Los Angeles officials took one more step towards serious restrictions on campaign contributions from real estate developers. The proposal, approved by the Los Angeles City Ethics Commission, would ban developers from contributing to local elections if they have pending projects in need of city approval.
Now, the City Council can order the City Attorney’s Office to draft an ordinance enforcing the recommended policy, approve that ordinance and have Mayor Eric Garcetti sign it. If this is done, Los Angeles would become the first jurisdiction in the United States to have any ban on developer donations.
“Concern that developers exert undue influence undoubtedly exists, as evidenced in recent media reports focused on City Hall and extensive public comment received by the Ethics Commission,” a report from the Ethics Commission said. “There is no question that the widespread perception is that there is a pay-to-play culture at Los Angeles City Hall, in which developers give money to elected officials and their favorite organizations in an attempt to influence decisions about development projects and public policy.”
Although Los Angeles residents have long-taken to social media and public comment alike to air objections to developer donations to political campaigns, the City Council has never acted to curb contributions before, save for one introduced motion in 2017. That motion failed to gain traction at City Hall.
However, concern about real estate developer influence on local politics came to the fore in November with the Federal Bureau of Investigation search of Councilman Jose Huizar’s home and offices. Although he was not charged with any crime, Huizar was later found to have cast votes favorable to Onni Contracting (California) Inc., a developer trying to build residential towers on the site of the former Los Angeles Times headquarters.
Before the vote, Omni made $50,000 donation to Families for a Better Los Angeles, which held two fundraisers for Huizar last year. Additionally, Families for a Better Los Angeles took in $2,500 from William Delvac, the attorney representing Onni before City Council. Huizar would go on to argue that Los Angeles desperately needed the housing Omni would provide.
It’s not the first time this committee accepted money from donors connected to Huizar-backed projects. Kevin and Minny Chen, who were listed as executives with a company seeking to build a 12-story hotel and condominium complex at 5th and Alameda streets in Huizar’s district, gave Families for a Better Los Angeles $12,500 last year, just a week before the search of Huizar’s home and offices.

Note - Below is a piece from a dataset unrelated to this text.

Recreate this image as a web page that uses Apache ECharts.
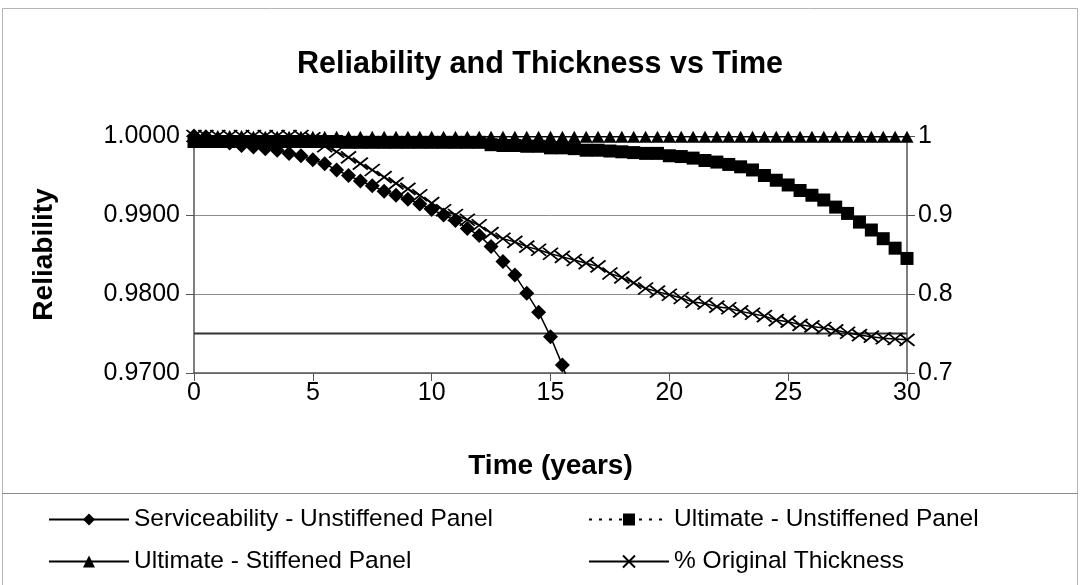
<!DOCTYPE html>
<html>
<head>
<meta charset="utf-8">
<title>Reliability and Thickness vs Time</title>
<script src="https://cdn.jsdelivr.net/npm/echarts@6/dist/echarts.min.js"></script>
<style>
  html, body { margin: 0; padding: 0; background: #ffffff; }
  #chart { width: 1080px; height: 585px; }
</style>
</head>
<body>
<div id="chart"></div>
<script>
// Time in years, half-year steps
const years = [
  0, 0.5, 1, 1.5, 2, 2.5, 3, 3.5, 4, 4.5, 5, 5.5, 6, 6.5, 7, 7.5, 8, 8.5, 9, 9.5,
  10, 10.5, 11, 11.5, 12, 12.5, 13, 13.5, 14, 14.5, 15, 15.5, 16, 16.5, 17, 17.5, 18, 18.5, 19, 19.5,
  20, 20.5, 21, 21.5, 22, 22.5, 23, 23.5, 24, 24.5, 25, 25.5, 26, 26.5, 27, 27.5, 28, 28.5, 29, 29.5, 30
];

// Serviceability reliability, unstiffened panel (drops below the axis after 15.5 years)
const serviceabilityUnstiffened = [
  1.0000, 0.9999, 0.9996, 0.9991, 0.9988, 0.9986, 0.9984, 0.9982, 0.9978, 0.9975,
  0.9970, 0.9965, 0.9957, 0.9950, 0.9943, 0.9937, 0.9930, 0.9925, 0.9920, 0.9914,
  0.9907, 0.9900, 0.9893, 0.9883, 0.9874, 0.9860, 0.9841, 0.9824, 0.9801, 0.9777,
  0.9746, 0.9710, 0.9667
];

// Ultimate reliability, unstiffened panel
const ultimateUnstiffened = [
  0.9993, 0.9993, 0.9993, 0.9993, 0.9993, 0.9993, 0.9993, 0.9993, 0.9993, 0.9993,
  0.9993, 0.9993, 0.9993, 0.9992, 0.9992, 0.9992, 0.9992, 0.9992, 0.9992, 0.9992,
  0.9992, 0.9992, 0.9992, 0.9992, 0.9992, 0.9989, 0.9988, 0.9988, 0.9987, 0.9987,
  0.9985, 0.9985, 0.9984, 0.9982, 0.9982, 0.9981, 0.9980, 0.9979, 0.9978, 0.9978,
  0.9975, 0.9974, 0.9972, 0.9969, 0.9967, 0.9964, 0.9961, 0.9957, 0.9950, 0.9944,
  0.9938, 0.9931, 0.9925, 0.9919, 0.9910, 0.9902, 0.9891, 0.9881, 0.9870, 0.9858,
  0.9845
];

// Ultimate reliability, stiffened panel
const ultimateStiffened = [
  1.0000, 1.0000, 1.0000, 1.0000, 1.0000, 0.9999, 0.9999, 0.9999, 0.9999, 0.9999,
  0.9999, 0.9999, 0.9999, 0.9999, 0.9999, 0.9999, 0.9999, 0.9999, 0.9999, 0.9999,
  0.9999, 0.9999, 0.9999, 0.9999, 0.9999, 0.9999, 0.9999, 0.9999, 0.9999, 0.9999,
  0.9999, 0.9999, 0.9999, 0.9999, 0.9999, 0.9999, 0.9999, 0.9999, 0.9999, 0.9999,
  0.9999, 0.9999, 0.9999, 0.9999, 0.9999, 0.9999, 0.9999, 0.9999, 0.9999, 0.9999,
  0.9999, 0.9999, 0.9999, 0.9999, 0.9999, 0.9999, 0.9999, 0.9999, 0.9999, 0.9999,
  0.9999
];

// Remaining plate thickness as a fraction of the original (right axis)
const originalThickness = [
  1.000, 1.000, 1.000, 1.000, 1.000, 1.000, 1.000, 1.000, 1.000, 1.000,
  0.997, 0.987, 0.980, 0.973, 0.965, 0.957, 0.948, 0.940, 0.933, 0.925,
  0.915, 0.906, 0.900, 0.894, 0.887, 0.877, 0.870, 0.866, 0.860, 0.856,
  0.851, 0.847, 0.843, 0.839, 0.835, 0.826, 0.821, 0.814, 0.807, 0.803,
  0.799, 0.795, 0.790, 0.788, 0.784, 0.782, 0.778, 0.775, 0.772, 0.767,
  0.765, 0.761, 0.759, 0.757, 0.754, 0.751, 0.748, 0.746, 0.744, 0.743,
  0.742
];

// Target reliability level
const targetReliability = [0.975, 0.975];
const targetYears = [0, 30];

// Axis ranges and steps
const timeRange = [0, 30];
const timeStep = 5;
const reliabilityRange = [0.97, 1.0];
const reliabilityStep = 0.01;
const thicknessRange = [0.7, 1.0];
const thicknessStep = 0.1;

const seriesNames = [
  'Serviceability - Unstiffened Panel',
  'Ultimate - Unstiffened Panel',
  'Ultimate - Stiffened Panel',
  '% Original Thickness'
];

function pairs(xs, ys) {
  return ys.map(function (v, i) { return [xs[i], v]; });
}

const FONT = "'Liberation Sans', Arial, sans-serif";
const crossPath = 'path://M0,0L10,10M10,0L0,10';

const chart = echarts.init(document.getElementById('chart'), null, { renderer: 'canvas' });

function legendAt(name, left, top) {
  return {
    data: [name],
    left: left,
    top: top,
    itemWidth: 80,
    itemHeight: 15,
    itemGap: 6,
    selectedMode: false,
    textStyle: { fontFamily: FONT, fontSize: 24.5, color: '#000' }
  };
}

const option = {
  animation: false,
  backgroundColor: '#ffffff',
  title: {
    text: 'Reliability and Thickness vs Time',
    left: 'center',
    top: 44,
    textStyle: { fontFamily: FONT, fontSize: 30.5, fontWeight: 'bold', color: '#000' }
  },
  legend: [
    legendAt(seriesNames[0], 43, 502),
    legendAt(seriesNames[1], 583, 502),
    legendAt(seriesNames[2], 43, 544),
    legendAt(seriesNames[3], 583, 544)
  ],
  grid: { left: 194, right: 173, top: 136, bottom: 212 },
  xAxis: {
    type: 'value',
    min: timeRange[0],
    max: timeRange[1],
    interval: timeStep,
    name: 'Time (years)',
    nameLocation: 'middle',
    nameGap: 79,
    nameTextStyle: { fontFamily: FONT, fontSize: 28, fontWeight: 'bold', color: '#000' },
    axisLine: { lineStyle: { color: '#555', width: 1.5 } },
    axisTick: { length: 8, lineStyle: { color: '#555' } },
    axisLabel: { margin: 8, fontFamily: FONT, fontSize: 25, color: '#000' },
    splitLine: { show: false }
  },
  yAxis: [
    {
      type: 'value',
      min: reliabilityRange[0],
      max: reliabilityRange[1],
      interval: reliabilityStep,
      name: 'Reliability',
      nameLocation: 'middle',
      nameGap: 136,
      nameTextStyle: { fontFamily: FONT, fontSize: 28, fontWeight: 'bold', color: '#000' },
      axisLine: { show: true, lineStyle: { color: '#555', width: 1.5 } },
      axisTick: { show: true, length: 8, lineStyle: { color: '#555' } },
      axisLabel: {
        margin: 14,
        fontFamily: FONT, fontSize: 25, color: '#000',
        formatter: function (v) { return v.toFixed(4); }
      },
      splitLine: { show: true, lineStyle: { color: '#8c8c8c', width: 1 } }
    },
    {
      type: 'value',
      min: thicknessRange[0],
      max: thicknessRange[1],
      interval: thicknessStep,
      position: 'right',
      axisLine: { show: true, lineStyle: { color: '#555', width: 1.5 } },
      axisTick: { show: true, length: 8, lineStyle: { color: '#555' } },
      axisLabel: {
        margin: 11,
        fontFamily: FONT, fontSize: 25, color: '#000',
        formatter: function (v) { return String(Math.round(v * 10) / 10); }
      },
      splitLine: { show: false }
    }
  ],
  graphic: [
    {
      type: 'rect',
      shape: { x: 2.5, y: 8.5, width: 1075, height: 580 },
      style: { fill: 'none', stroke: '#b5b5b5', lineWidth: 1 },
      silent: true
    },
    {
      type: 'line',
      shape: { x1: 2.5, y1: 493.5, x2: 1077.5, y2: 493.5 },
      style: { stroke: '#8c8c8c', lineWidth: 1.2 },
      silent: true
    }
  ],
  series: [
    {
      name: 'Target',
      type: 'line',
      yAxisIndex: 0,
      data: pairs(targetYears, targetReliability),
      showSymbol: false,
      symbol: 'none',
      lineStyle: { color: '#333', width: 2 },
      z: 1,
      silent: true
    },
    {
      name: seriesNames[0],
      type: 'line',
      yAxisIndex: 0,
      data: pairs(years, serviceabilityUnstiffened),
      symbol: 'diamond',
      symbolSize: 15,
      color: '#000',
      itemStyle: { color: '#000' },
      lineStyle: { color: '#000', width: 1.5 },
      z: 3
    },
    {
      name: seriesNames[1],
      type: 'line',
      yAxisIndex: 0,
      data: pairs(years, ultimateUnstiffened),
      symbol: 'rect',
      symbolSize: 13,
      color: '#000',
      itemStyle: { color: '#000' },
      lineStyle: { color: '#000', width: 1.5, type: [3, 7] },
      z: 3
    },
    {
      name: seriesNames[2],
      type: 'line',
      yAxisIndex: 0,
      data: pairs(years, ultimateStiffened),
      symbol: 'triangle',
      symbolSize: [13, 12],
      color: '#000',
      itemStyle: { color: '#000' },
      lineStyle: { color: '#000', width: 1.5 },
      z: 4
    },
    {
      name: seriesNames[3],
      type: 'line',
      yAxisIndex: 1,
      data: pairs(years, originalThickness),
      symbol: crossPath,
      symbolSize: [15, 12],
      color: '#000',
      itemStyle: { color: '#000', borderColor: '#000', borderWidth: 1.8 },
      lineStyle: { color: '#000', width: 1.5 },
      z: 5
    }
  ]
};

chart.setOption(option);
</script>
</body>
</html>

City Councilman David Ryu said that adopting the policies recommended by the Ethics Commission would be the first step in restoring trust among Los Angeles voters.
“By limiting the outsized influence of developers in our local elections and embracing clean campaign finance laws, the commission has made clear that the status quo is not working for Los Angeles voters, and is failing Los Angeles democracy,” Ryu said after the Ethics Commission vote. “I am grateful to the ethics commissioners and the commission staff for taking bold action today to reform our campaign finance laws.”